From there we drove to Narai, a beautiful little post town on the Nakasendo Way. During the Shogun era Nakasendo, meaning the way through the mountains, was one of five roads linking Edo with Kyoto. Every year or two the feudal lords made the journey to meet with the Shogun. They would be accompanied by up to 20,000 of their people. It kept the economy going and helped unify the country. Today it is a quiet tourist town.
We had a wonderful lunch sitting on the floor in a traditional restaurant. I don't know what was harder the getting down or the getting up. Afterwards I had a great photo shoot in the rain until it was time to meet one of the best lacquer ware makers in Japan. He works in a small woodworking shop using recycled pieces of wood he shapes on his uniquely designed lathe. It felt like I was watching my Dad work and it smelled like his shop. We went up to the room he does the lacquering in and asked so many questions we were way behind schedule before we even got to the gallery to see the finished work and buy if we wanted to.
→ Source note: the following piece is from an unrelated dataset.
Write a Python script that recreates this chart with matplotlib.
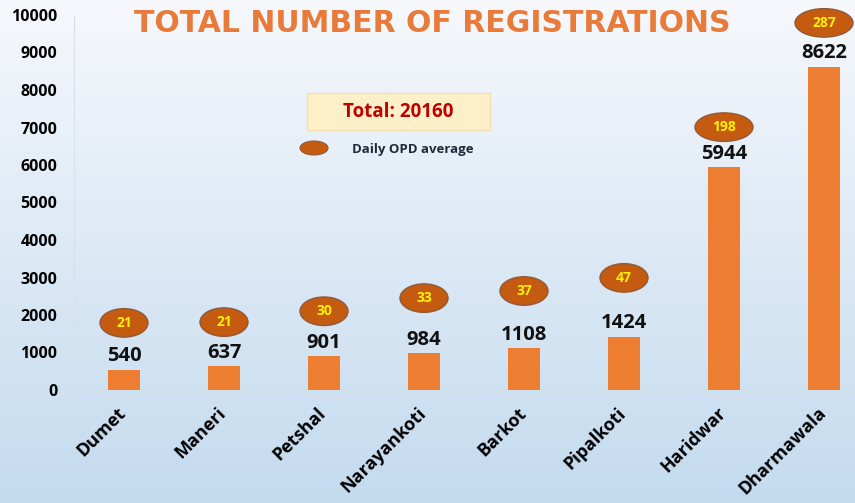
import numpy as np
import matplotlib.pyplot as plt
from matplotlib.patches import Ellipse, Rectangle
from matplotlib.colors import LinearSegmentedColormap
from matplotlib.transforms import ScaledTranslation

# data
centres = ['Dumet', 'Maneri', 'Petshal', 'Narayankoti', 'Barkot', 'Pipalkoti', 'Haridwar', 'Dharmawala']
registrations = [540, 637, 901, 984, 1108, 1424, 5944, 8622]
daily_opd = [21, 21, 30, 33, 37, 47, 198, 287]
badge_level = [1790, 1810, 2100, 2450, 2640, 2990, 7010, 9790]
total = 20160

BAR = '#ed7d31'
BADGE = '#c55a11'
BADGE_EDGE = '#8f5a3a'
BADGE_TEXT = '#fff200'

plt.rcParams['font.family'] = ['Open Sans', 'DejaVu Sans']

fig = plt.figure(figsize=(8.55, 5.03), dpi=100)

# soft white-to-blue background
bg = fig.add_axes([0, 0, 1, 1], zorder=-10)
grad = np.linspace(0, 1, 256).reshape(-1, 1)
cmap = LinearSegmentedColormap.from_list('bg', ['#f6f8fc', '#dde9f5', '#c4dbef'])
bg.imshow(grad, aspect='auto', cmap=cmap, extent=[0, 1, 0, 1], origin='upper')
bg.axis('off')

ax = fig.add_axes([74 / 855, 1 - 390 / 503, 1 - 74 / 855, (390 - 15) / 503])
ax.patch.set_alpha(0)
x = np.arange(len(centres))
ax.bar(x, registrations, width=0.32, color=BAR, zorder=3)

ax.set_xlim(-0.5, 7.31)
ax.set_ylim(0, 10000)
ax.set_yticks(range(0, 10001, 1000))
ax.tick_params(axis='y', length=0, pad=12, labelsize=11.5)
for lab in ax.get_yticklabels():
    lab.set_fontweight('bold')
ax.set_xticks(x)
ax.set_xticklabels(centres, rotation=45, ha='right', rotation_mode='anchor',
                   fontsize=13, fontweight='bold')
ax.tick_params(axis='x', length=0, pad=10)
shift = ScaledTranslation(-5 / 72, 0, fig.dpi_scale_trans)
for lab in ax.get_xticklabels():
    lab.set_transform(lab.get_transform() + shift)

for s in ['top', 'right']:
    ax.spines[s].set_visible(False)
ax.spines['left'].set_color('#d6e2ee')
ax.spines['bottom'].set_color('#d0deec')

# value labels above bars
for xi, v in zip(x, registrations):
    ax.annotate(str(v), (xi, v), xytext=(0, 6), textcoords='offset points',
                ha='center', va='baseline', fontsize=14.5, fontweight='bold', color='#111111')

# daily OPD badges
for xi, lvl, d in zip(x, badge_level, daily_opd):
    w = 0.58 if d >= 100 else 0.48
    ax.add_patch(Ellipse((xi, lvl), w, 760, facecolor=BADGE, edgecolor=BADGE_EDGE,
                         lw=1, zorder=4, clip_on=False))
    ax.text(xi, lvl, str(d), ha='center', va='center', fontsize=10,
            fontweight='bold', color=BADGE_TEXT, zorder=5)

# total box + legend
fig.patches.append(Rectangle((307 / 855, 1 - 130 / 503), 183 / 855, 37 / 503,
                             transform=fig.transFigure, facecolor='#fdf0c9',
                             edgecolor='#f3dfb0', lw=1))
fig.text(398 / 855, 1 - 112 / 503, f'Total: {total}', ha='center', va='center',
         fontsize=13.5, fontweight='bold', color='#c00000')
fig.patches.append(Ellipse((314 / 855, 1 - 148 / 503), 28 / 855, 14 / 503,
                           transform=fig.transFigure, facecolor=BADGE, edgecolor=BADGE_EDGE, lw=0.8))
fig.text(352 / 855, 1 - 149 / 503, 'Daily OPD average', ha='left', va='center',
         fontsize=9.5, fontweight='bold', color='#1f2a3a')

fig.text(432 / 855, 1 - 23 / 503, 'TOTAL NUMBER OF REGISTRATIONS', ha='center', va='center',
         fontsize=21.5, fontweight='bold', color='#e87b3a', family='DejaVu Sans')

fig.savefig('out.png', dpi=100)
His poor wife didn't know how to use the visa machine and they missed out on some sales but I and others had enough cash to get what we wanted. I had asked our guide to tell him how much my Dad would have appreciated his work and before I left he asked me to sign his book and that made me happy.
It was still raining and cold when we got back to the hotel. We ate in, had good talks and skipped the baths which are too hot for most of us.